Extract everything from the first line through the line with "saturation=1, width=0.5, linewidth=0, ax=ax)", both ends included, except for any pictures.

Information shown:
|---|

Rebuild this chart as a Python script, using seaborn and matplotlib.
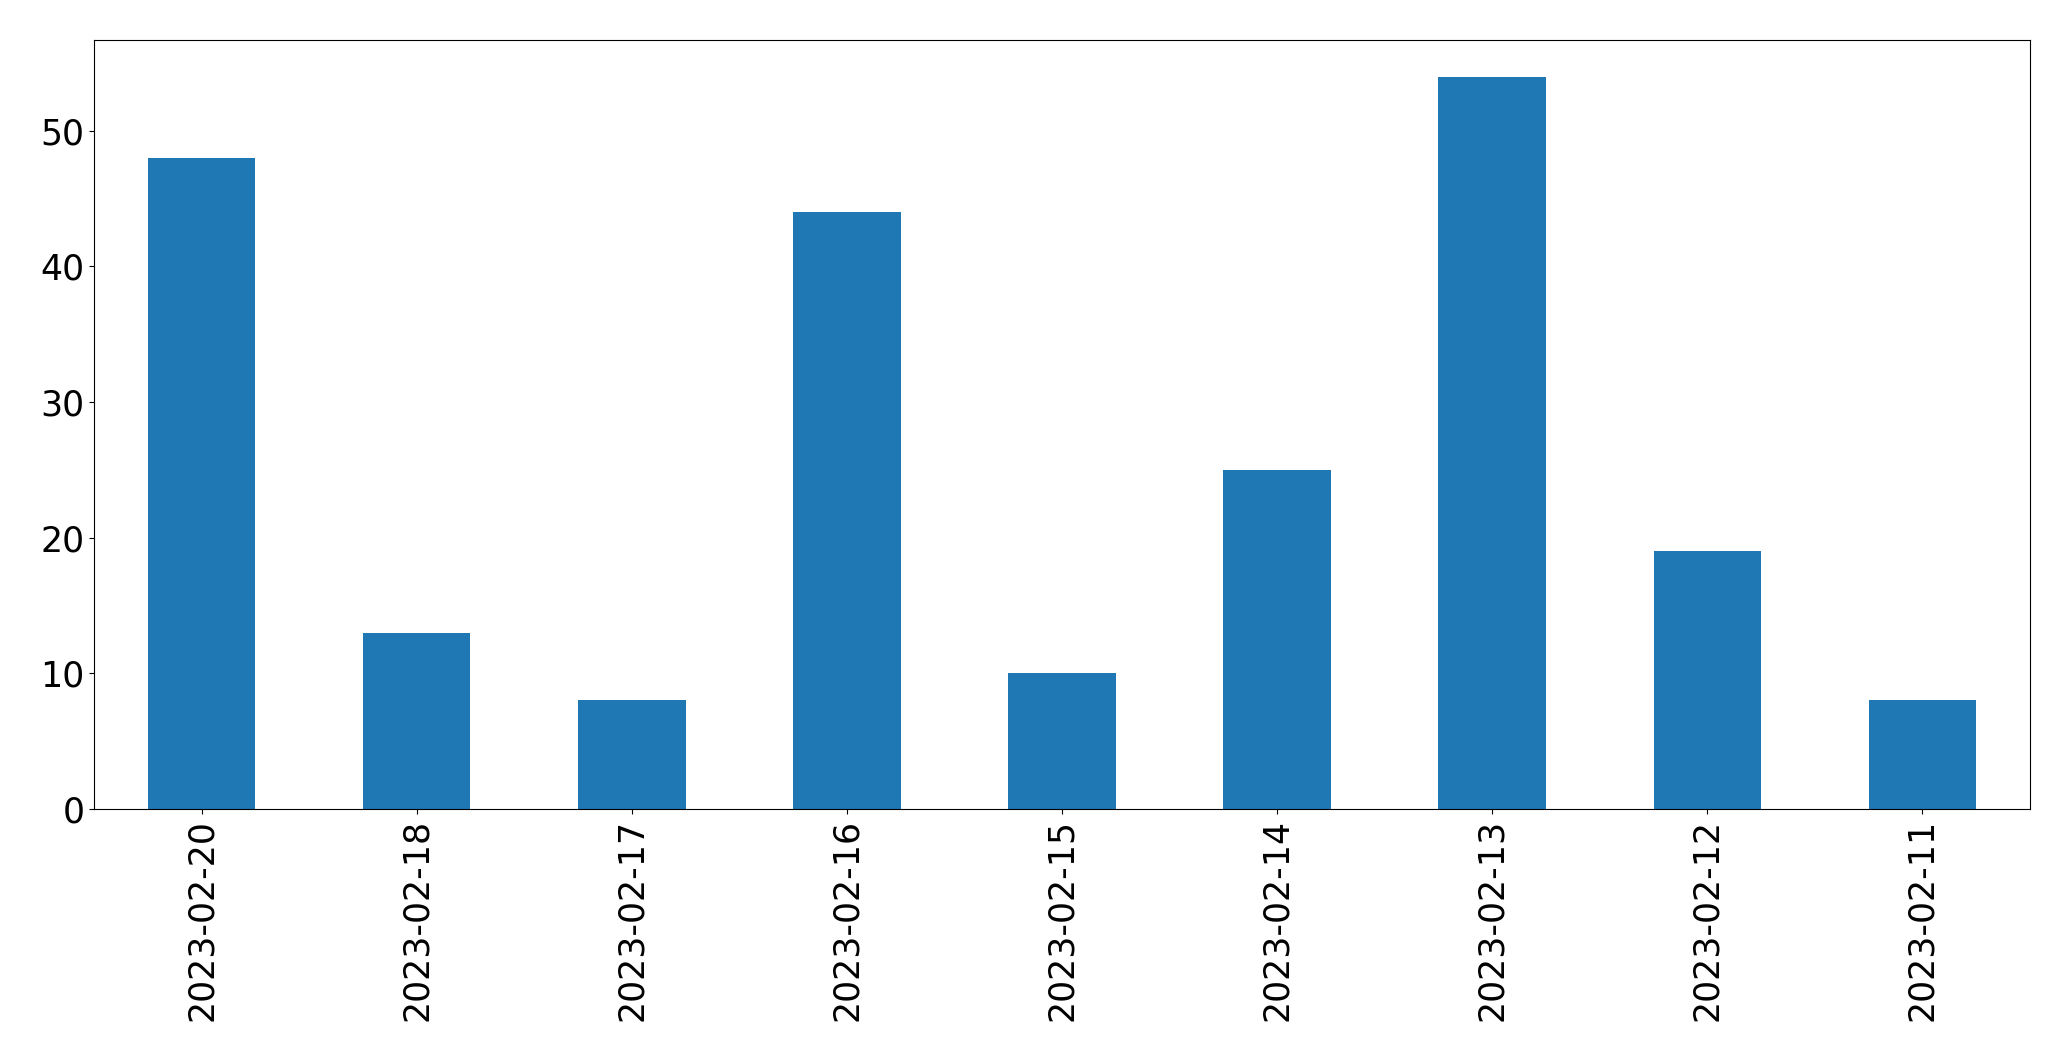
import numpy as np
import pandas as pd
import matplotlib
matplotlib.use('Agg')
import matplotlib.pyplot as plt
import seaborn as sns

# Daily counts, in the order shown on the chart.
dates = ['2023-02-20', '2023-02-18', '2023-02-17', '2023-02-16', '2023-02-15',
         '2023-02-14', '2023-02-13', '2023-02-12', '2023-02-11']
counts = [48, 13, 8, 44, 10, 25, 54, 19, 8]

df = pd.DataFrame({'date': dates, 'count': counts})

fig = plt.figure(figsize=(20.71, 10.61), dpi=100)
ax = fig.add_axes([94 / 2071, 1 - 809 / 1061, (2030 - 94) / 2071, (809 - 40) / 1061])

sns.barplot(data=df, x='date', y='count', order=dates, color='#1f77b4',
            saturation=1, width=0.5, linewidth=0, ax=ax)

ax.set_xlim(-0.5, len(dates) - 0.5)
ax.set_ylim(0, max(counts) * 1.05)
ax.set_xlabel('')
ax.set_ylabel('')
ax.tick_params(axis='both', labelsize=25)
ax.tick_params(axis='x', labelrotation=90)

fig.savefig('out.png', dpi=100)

|---|

Complete response:
Rebuild this chart as a Python script, using seaborn and matplotlib.
import numpy as np
import pandas as pd
import matplotlib
matplotlib.use('Agg')
import matplotlib.pyplot as plt
import seaborn as sns

# Daily counts, in the order shown on the chart.
dates = ['2023-02-20', '2023-02-18', '2023-02-17', '2023-02-16', '2023-02-15',
         '2023-02-14', '2023-02-13', '2023-02-12', '2023-02-11']
counts = [48, 13, 8, 44, 10, 25, 54, 19, 8]

df = pd.DataFrame({'date': dates, 'count': counts})

fig = plt.figure(figsize=(20.71, 10.61), dpi=100)
ax = fig.add_axes([94 / 2071, 1 - 809 / 1061, (2030 - 94) / 2071, (809 - 40) / 1061])

sns.barplot(data=df, x='date', y='count', order=dates, color='#1f77b4',
            saturation=1, width=0.5, linewidth=0, ax=ax)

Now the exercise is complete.